>> Start Stored rows

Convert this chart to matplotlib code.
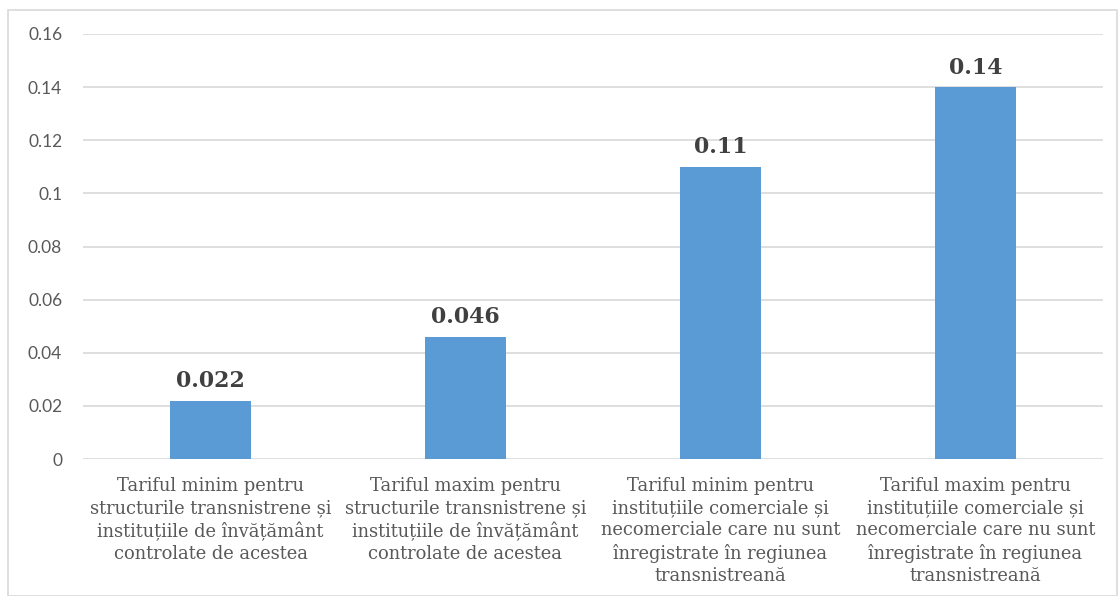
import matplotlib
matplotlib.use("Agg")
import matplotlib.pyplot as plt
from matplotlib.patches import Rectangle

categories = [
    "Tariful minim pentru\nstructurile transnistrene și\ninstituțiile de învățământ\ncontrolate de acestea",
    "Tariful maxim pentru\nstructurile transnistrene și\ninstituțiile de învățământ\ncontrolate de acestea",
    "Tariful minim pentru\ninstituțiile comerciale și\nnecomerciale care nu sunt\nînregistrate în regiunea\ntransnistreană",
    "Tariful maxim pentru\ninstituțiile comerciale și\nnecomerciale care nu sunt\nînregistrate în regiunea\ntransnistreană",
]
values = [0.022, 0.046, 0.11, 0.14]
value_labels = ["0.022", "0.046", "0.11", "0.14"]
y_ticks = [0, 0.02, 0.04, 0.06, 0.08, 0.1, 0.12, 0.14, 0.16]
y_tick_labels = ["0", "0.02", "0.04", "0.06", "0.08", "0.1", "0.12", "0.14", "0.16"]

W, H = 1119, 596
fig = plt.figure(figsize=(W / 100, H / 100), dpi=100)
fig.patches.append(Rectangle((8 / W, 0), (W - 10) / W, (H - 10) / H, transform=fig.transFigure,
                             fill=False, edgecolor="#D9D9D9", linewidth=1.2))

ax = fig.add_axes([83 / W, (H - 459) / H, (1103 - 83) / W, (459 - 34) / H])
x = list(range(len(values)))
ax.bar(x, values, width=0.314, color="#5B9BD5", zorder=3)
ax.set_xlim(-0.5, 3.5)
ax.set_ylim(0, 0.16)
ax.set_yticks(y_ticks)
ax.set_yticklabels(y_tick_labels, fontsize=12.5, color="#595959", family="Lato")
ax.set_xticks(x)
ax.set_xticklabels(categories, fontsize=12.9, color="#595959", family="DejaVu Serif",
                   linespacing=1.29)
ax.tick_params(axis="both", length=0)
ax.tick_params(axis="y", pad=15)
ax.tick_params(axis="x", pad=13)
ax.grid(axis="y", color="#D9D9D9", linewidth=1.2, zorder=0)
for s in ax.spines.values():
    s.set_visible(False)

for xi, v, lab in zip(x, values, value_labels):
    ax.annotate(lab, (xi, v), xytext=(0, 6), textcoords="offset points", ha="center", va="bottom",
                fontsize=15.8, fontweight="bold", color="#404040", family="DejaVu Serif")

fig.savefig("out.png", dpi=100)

>> End Stored rows
>> Start Stored rows

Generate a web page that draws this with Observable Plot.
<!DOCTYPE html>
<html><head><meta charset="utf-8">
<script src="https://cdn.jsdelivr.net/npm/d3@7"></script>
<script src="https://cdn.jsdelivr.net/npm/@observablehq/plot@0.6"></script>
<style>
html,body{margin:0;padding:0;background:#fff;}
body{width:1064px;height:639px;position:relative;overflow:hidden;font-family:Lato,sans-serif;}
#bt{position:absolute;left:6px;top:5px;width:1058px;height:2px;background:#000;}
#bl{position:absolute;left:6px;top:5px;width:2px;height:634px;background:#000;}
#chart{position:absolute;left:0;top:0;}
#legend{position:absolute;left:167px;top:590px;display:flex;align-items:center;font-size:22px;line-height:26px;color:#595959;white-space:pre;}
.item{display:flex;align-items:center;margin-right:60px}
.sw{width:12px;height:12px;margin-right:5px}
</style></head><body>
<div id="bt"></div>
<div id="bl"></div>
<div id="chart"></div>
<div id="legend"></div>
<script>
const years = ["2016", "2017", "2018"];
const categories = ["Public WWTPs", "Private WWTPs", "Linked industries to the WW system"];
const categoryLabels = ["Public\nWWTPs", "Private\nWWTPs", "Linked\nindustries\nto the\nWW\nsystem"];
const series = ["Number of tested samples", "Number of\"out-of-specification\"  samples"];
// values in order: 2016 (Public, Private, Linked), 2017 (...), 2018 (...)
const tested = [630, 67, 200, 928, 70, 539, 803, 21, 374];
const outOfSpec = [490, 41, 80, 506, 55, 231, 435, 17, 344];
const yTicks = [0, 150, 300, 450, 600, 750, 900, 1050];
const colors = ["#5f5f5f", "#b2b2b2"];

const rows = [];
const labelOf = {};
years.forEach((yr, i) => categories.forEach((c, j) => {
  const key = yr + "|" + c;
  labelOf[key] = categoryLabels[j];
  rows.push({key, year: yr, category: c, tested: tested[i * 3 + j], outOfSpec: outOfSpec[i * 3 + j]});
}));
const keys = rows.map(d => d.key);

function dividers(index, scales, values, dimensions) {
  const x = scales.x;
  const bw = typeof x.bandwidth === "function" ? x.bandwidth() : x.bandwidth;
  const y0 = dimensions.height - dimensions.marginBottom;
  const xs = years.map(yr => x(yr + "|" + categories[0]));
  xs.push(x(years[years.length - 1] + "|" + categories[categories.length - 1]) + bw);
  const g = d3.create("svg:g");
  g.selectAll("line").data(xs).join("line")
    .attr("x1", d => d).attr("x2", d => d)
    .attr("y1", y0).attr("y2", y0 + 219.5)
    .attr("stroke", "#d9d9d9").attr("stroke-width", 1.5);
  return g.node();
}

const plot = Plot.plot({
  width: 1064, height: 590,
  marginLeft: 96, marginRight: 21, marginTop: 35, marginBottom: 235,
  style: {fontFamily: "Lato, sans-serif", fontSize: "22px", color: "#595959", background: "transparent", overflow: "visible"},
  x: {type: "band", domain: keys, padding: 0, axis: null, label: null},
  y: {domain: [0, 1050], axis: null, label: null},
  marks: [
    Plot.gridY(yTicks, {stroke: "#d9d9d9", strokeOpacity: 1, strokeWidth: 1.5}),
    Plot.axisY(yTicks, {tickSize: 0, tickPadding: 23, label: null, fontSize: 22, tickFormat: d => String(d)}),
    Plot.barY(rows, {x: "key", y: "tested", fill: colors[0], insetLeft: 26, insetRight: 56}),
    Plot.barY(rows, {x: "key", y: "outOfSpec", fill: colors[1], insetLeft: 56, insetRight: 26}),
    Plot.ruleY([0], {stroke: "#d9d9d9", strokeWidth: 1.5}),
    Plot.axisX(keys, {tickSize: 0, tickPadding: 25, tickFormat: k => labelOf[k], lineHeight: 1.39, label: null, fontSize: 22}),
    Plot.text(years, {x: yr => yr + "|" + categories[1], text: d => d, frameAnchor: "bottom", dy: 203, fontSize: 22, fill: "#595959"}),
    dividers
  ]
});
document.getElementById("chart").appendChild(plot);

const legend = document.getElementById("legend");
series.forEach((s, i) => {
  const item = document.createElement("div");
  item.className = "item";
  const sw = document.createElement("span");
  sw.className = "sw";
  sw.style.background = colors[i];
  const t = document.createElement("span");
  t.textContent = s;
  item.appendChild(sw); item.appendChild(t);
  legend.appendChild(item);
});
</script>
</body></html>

>> End Stored rows

Aim of the exercise
Show the lines of the material that contain the word "this".

Written reply
Convert this chart to matplotlib code.
Generate a web page that draws this with Observable Plot.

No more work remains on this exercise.